Расскажу один любопытный случай, приключившийся со мною во время работы над первой книгой романа «Годы без войны», а точнее — когда я еще только собирал материал для него. Меня привлекло тогда село Коломенское, которое я задумал сделать существенным местом действия одного из героев романа. Я тщательно изучил природу местности, облазил ее, что называется, вдоль и поперек, выбрал даже избу, где должно было развиваться действие нескольких глав (хозяйку я в эти планы, разумеется, не посвящал), но позднее, в разговоре с местными жителями, выяснилось, что в то самое время, когда должен был действовать мой герой, над Коломенским почти ежедневно стояло удушающее зловоние, которое розой ветров надувалось из-за Москвы-реки, с располагавшихся там отстойников. Не упомянуть об этом смраде — значило бы погрешить против истины: реалии изображаемой местности я всегда старался передать в своих книгах, соблюдая максимальную точность; вносить же это, с позволения сказать, амбре в роман, откровенно говоря, не хотелось. И целый эпизод пришлось скрепя сердце выбросить из книги, в которой от обширного замысла, связанного с Коломенским, осталась лишь одна неприметная «зарубка» — соседнее с Коломенским село Дьяково, откуда приходит к Коростелеву родственница Кирилла Старцева, подрабатывающая на отпевании покойников.

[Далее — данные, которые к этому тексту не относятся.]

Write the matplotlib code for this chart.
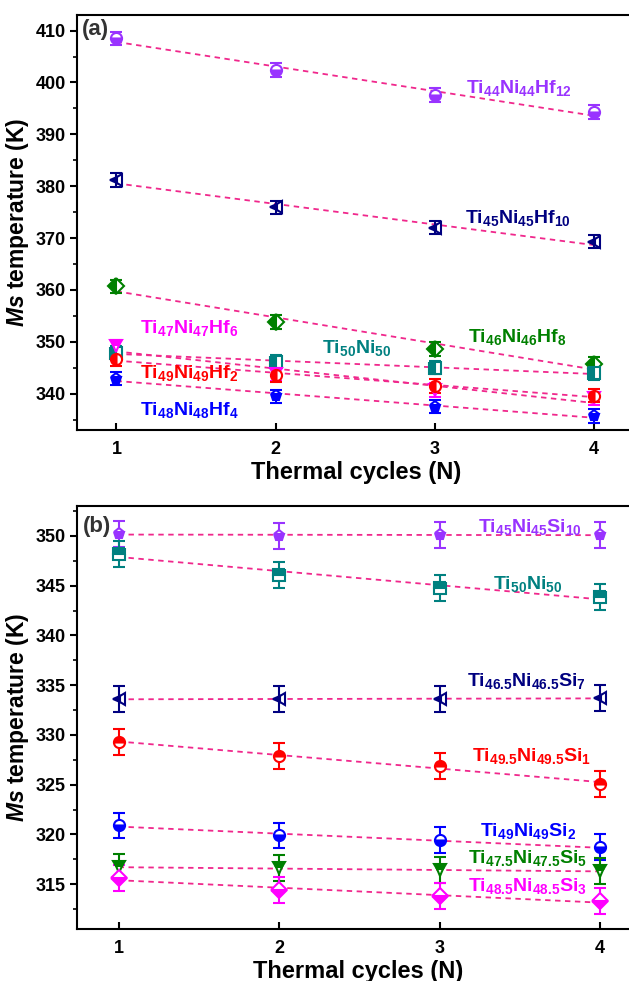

Или другая «оказия»: один из эпизодов романа (уже во второй книге) должен был происходить на площадке для выводки собак. Я в своем выборе остановился на площадке, находившейся неподалеку от Серебряного бора. За ней открывался бесподобный вид на Рублевские леса и гребной канал в Крылатском. Но когда глава уже была написана, я вдруг вспомнил, что канал был построен позднее времени действия моей вещи, а в указанное в книге время на месте будущего канала располагался карьер, откуда вывозили галечник для московских строек. И готовый пейзаж пришлось переписать.

«Привязанность» к конкретному месту действия, с моей точки зрения, вовсе не слабость, напротив — непременное условие художественной достоверности: в романе «Танки идут ромбом» все названия деревень подлинны (кроме, разумеется, одного: Соломки); кстати, и все имена командиров — вплоть до комдивов и комкоров — также.

Между прочим, увиденного и пережитого иногда бывает явно недостаточно для воссоздания правдивых и точных картин тех или иных крупных исторических событий. В таких случаях волей-неволей обращаешься к архивным документам, к давней периодике, к мемуарам и запискам участников событий, беседуешь с очевидцами... Не раз доводилось мне заниматься разысканиями, скажем, в архиве Министерства обороны СССР. Без такой предварительной черновой работы не может, я думаю, обойтись ни один писатель, предполагающий строить свое повествование на историческом материале.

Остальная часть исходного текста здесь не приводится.